Là réside la seconde explication à la hausse du chômage d'octobre : méfiantes, les entreprises préfèrent multiplier les CDD et les missions d'intérim, tant que la croissance et la confiance ne seront pas réellement au rendez-vous. Pour preuve, en octobre, selon le baromètre Prism'emploi établit par les sociétés d'intérim, l'emploi intérimaire a progressé de 9,6%, soit la croissance la plus forte depuis le deuxième trimestre 2011. Et tous les secteurs sont orientés à la hausse, y compris le BTP, sortant d'une baisse continue depuis plus de quatre ans.

Mais ces CDD et missions d'intérim sont de plus en plus courts. Une étude du Conseil d'Analyse Economique (CAE) montrait qu'entre 2000 et 2014, le nombre des contrats à durée déterminée (CDD) de moins d'un mois ont progressé de...146%. Et la durée moyenne des CDD a été divisée par trois pour s'établir à cinq semaines. Quant à la durée moyenne d'une mission d'intérim, dans le même temps, elle est passée d'un peu plus d'un mois à ... un peu moins de deux semaines.

... et de la structure du marché du travail où les embauches se font sur des contrats courts

 Le turn-over s'est donc accentué. Davantage de personnes passent très rapidement du statut de salarié à celui de chômeur en un laps de temps réduit. Or, en octobre, justement, les fins de contrats à durée déterminée ont représenté 22,7% des motifs d'inscription à Pôle emploi. C'est même, de loin, le premier motif d'inscription au chômage, si l'on exclut la catégorie « autres cas » qui regroupe des motifs très divers, comme, par exemple, les ruptures conventionnelles.

Une tendance d'ailleurs souligné par les experts de la Dares (service statistiques du ministère du Travail) qui remarquent que :

«Depuis le début de l'année, on constate un mouvement de hausses et de baisses successives caractéristique d'une reprise graduelle de l'activité économique, en lien avec des embauches encore majoritairement en CDD et en intérim ».

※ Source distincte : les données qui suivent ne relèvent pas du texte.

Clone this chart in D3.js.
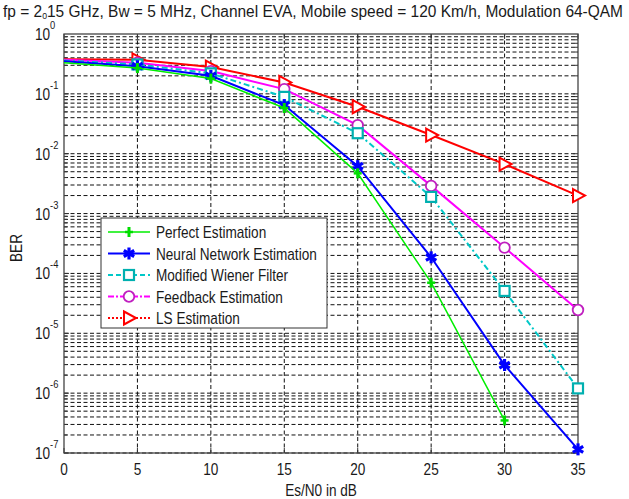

En fait, le marché du travail va continuer de faire preuve dans les mois à venir d'une grande volatilité. En d'autres termes, en raison de la structure du marché du travail où plus de 80% du flux des embauches se font sur des emplois précaires, pendant plusieurs mois encore la courbe mensuelle du chômage va être chaotique, alternant les hausses et les baisses en fonction du ratio entre nombre de CDD et de missions d'intérim conclus et rompus. Ainsi, il est possible qu'en novembre, on assiste à une chute drastique des inscriptions à Pôle Emploi, car de nombreux CDD auront été conclus. Et le mois d'après, ce peut être encore l'inverse. Répétons-le, c'est l'importance de l'emploi précaire qui provoque ces brusques et importants soubresauts mensuels sur le nombre de chômeurs.

Le phénomène s'atténuera -si ça arrive !- quand la croissance sera plus conséquente. La courbe du chômage redeviendra plus linéaire... mais à la baisse. Selon la quasi-totalité des économistes, ce phénomène devrait se produire en 2016. Reste à savoir à quel moment.